===== Data for processing

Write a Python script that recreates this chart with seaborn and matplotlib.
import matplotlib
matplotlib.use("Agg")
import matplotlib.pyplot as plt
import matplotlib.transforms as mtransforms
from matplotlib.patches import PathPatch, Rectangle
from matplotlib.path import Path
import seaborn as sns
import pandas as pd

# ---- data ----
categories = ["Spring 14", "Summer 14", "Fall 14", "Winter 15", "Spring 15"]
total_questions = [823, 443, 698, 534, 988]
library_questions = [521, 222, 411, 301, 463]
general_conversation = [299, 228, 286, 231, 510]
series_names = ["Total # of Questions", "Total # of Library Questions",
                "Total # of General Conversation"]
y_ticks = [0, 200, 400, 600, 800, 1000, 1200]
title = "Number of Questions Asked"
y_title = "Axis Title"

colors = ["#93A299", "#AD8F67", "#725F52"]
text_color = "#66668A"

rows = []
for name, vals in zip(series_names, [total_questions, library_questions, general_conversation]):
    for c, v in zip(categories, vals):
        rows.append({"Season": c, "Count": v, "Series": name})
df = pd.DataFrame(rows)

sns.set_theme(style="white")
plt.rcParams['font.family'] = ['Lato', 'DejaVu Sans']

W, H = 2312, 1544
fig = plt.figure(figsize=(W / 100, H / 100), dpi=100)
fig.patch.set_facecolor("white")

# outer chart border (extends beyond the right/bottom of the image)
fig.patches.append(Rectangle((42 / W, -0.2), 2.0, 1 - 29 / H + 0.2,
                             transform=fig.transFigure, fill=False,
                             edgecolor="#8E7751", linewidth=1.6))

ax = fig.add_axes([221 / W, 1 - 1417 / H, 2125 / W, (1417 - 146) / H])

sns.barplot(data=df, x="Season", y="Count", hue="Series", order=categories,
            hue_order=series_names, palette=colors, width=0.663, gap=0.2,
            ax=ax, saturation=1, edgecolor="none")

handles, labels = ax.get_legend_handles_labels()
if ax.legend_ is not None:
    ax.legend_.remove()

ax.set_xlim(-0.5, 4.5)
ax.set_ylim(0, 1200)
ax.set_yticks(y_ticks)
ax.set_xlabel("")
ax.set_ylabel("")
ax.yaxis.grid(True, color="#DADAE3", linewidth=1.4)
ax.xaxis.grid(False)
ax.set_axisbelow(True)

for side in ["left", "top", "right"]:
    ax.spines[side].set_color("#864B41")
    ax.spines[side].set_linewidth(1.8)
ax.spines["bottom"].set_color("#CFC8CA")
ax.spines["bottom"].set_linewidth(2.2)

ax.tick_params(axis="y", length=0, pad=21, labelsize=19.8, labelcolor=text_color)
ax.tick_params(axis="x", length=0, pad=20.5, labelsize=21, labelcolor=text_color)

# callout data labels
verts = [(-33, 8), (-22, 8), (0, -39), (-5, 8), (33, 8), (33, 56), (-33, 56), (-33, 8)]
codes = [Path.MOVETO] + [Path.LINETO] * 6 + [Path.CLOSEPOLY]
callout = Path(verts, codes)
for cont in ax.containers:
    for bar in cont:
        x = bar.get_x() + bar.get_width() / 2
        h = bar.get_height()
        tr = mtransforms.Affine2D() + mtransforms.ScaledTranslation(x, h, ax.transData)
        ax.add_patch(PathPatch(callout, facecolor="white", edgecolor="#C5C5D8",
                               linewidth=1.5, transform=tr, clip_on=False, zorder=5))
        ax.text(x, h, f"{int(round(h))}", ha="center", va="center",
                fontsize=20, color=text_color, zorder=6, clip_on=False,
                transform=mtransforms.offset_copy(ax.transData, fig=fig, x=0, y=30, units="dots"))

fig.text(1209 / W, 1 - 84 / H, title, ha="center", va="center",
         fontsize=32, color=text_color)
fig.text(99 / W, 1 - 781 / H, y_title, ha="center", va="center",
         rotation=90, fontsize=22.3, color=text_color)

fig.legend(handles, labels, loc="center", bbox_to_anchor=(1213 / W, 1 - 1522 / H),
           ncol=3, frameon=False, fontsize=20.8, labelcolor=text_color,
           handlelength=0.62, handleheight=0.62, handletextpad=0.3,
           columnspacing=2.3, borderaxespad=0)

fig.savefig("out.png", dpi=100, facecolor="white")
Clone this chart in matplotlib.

==========

## Task prompt
Your answer should be exactly the lines of the data above, from the first through the line containing "import pandas as pd".

## Written solution
Write a Python script that recreates this chart with seaborn and matplotlib.
import matplotlib
matplotlib.use("Agg")
import matplotlib.pyplot as plt
import matplotlib.transforms as mtransforms
from matplotlib.patches import PathPatch, Rectangle
from matplotlib.path import Path
import seaborn as sns
import pandas as pd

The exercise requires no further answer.